Yes, the b's are the typical bosonic ladder operators satisfying
$\hat{b}|n_b>=\sqrt{n_b}|n_b-1>,$
$\hat{b}^{\dagger}|n_b>=\sqrt{n_b+1}|n_b+1>,$ and
$[\hat{b},\hat{b}^{\dagger}]=1,$
while the f's are fermionic ladder operators satisfying
$\hat{f}|n_f>=\sqrt{n_f}|n_f-1>,$
$\hat{f}^{\dagger}|n_f>=\sqrt{n_f+1}|n_f+1>,$ and
$\{\hat{f},\hat{f}^{\dagger}\}=1.$
Notice the anti commutators in the last line

9. Apr 21, 2014

Xyius

Thanks for the replies guys. I am now trying to prove that $[\hat{Q}_1,\hat{H}]=0$ where $\hat{Q}_1=\hat{Q}+\hat{Q}^{\dagger}$ Where $\hat{Q}$ $\hat{Q}^{\dagger}$ are defined in my first post. What I have tried was simply expanding them out. But I get confused when I get here.
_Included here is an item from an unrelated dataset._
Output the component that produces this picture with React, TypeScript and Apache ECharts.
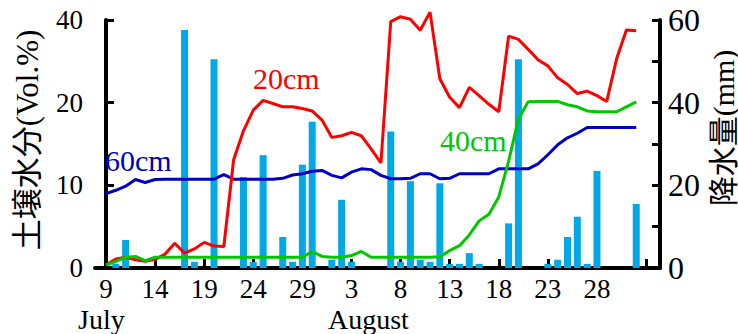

$\hat{b}^{\dagger}\hat{f}\hat{b}^{\dagger}\hat{b}+\hat{b}^{\dagger} \hat{f}\hat{f}^{\dagger}\hat{f}+\hat{f}^{\dagger} \hat{b}\hat{b}^{\dagger} \hat{b}+\hat{f}^{\dagger} \hat{b} \hat{f}^{\dagger}\hat{f}+\hat{b}^{\dagger}\hat{b}\hat{b}^{\dagger} \hat{f}+\hat{f}^{\dagger} \hat{f}\hat{b}^{\dagger} \hat{f}+\hat{b}^{\dagger} \hat{b} \hat{f}^{\dagger} \hat{b}+\hat{f}^{\dagger} \hat{f}\hat{f}^{\dagger} \hat{b}$

I don't know where to go from here to make this equal to zero. I know it must have something to do with getting anticommutation relations with fermionic operators, but anytime I try something, I can get some terms to cancel, but other terms wont. Maybe I am just not seeing it....

10. Apr 21, 2014

Fredrik

Staff Emeritus
If {f,f}=1, then ff=1/2 (times the identity operator). So you should be able to do things like this: ff*f =f(-ff*+{f*,f}) = -f*/2. (Hats and daggers are hard to type, so I simplified the notation). Also, the f's commute with the b's, right? I would try to reorder the factors in each term, so that all terms have the factors in the same order, e.g b's to the left of the f's, and daggered operators to the right of the undaggered operators.

Does the Hamiltonian really look like the one you posted? As I said, I'm not familiar with this problem at all, but I would have expected something like $\sum_k b_k^\dagger b_k$ rather than just $b^\dagger b$.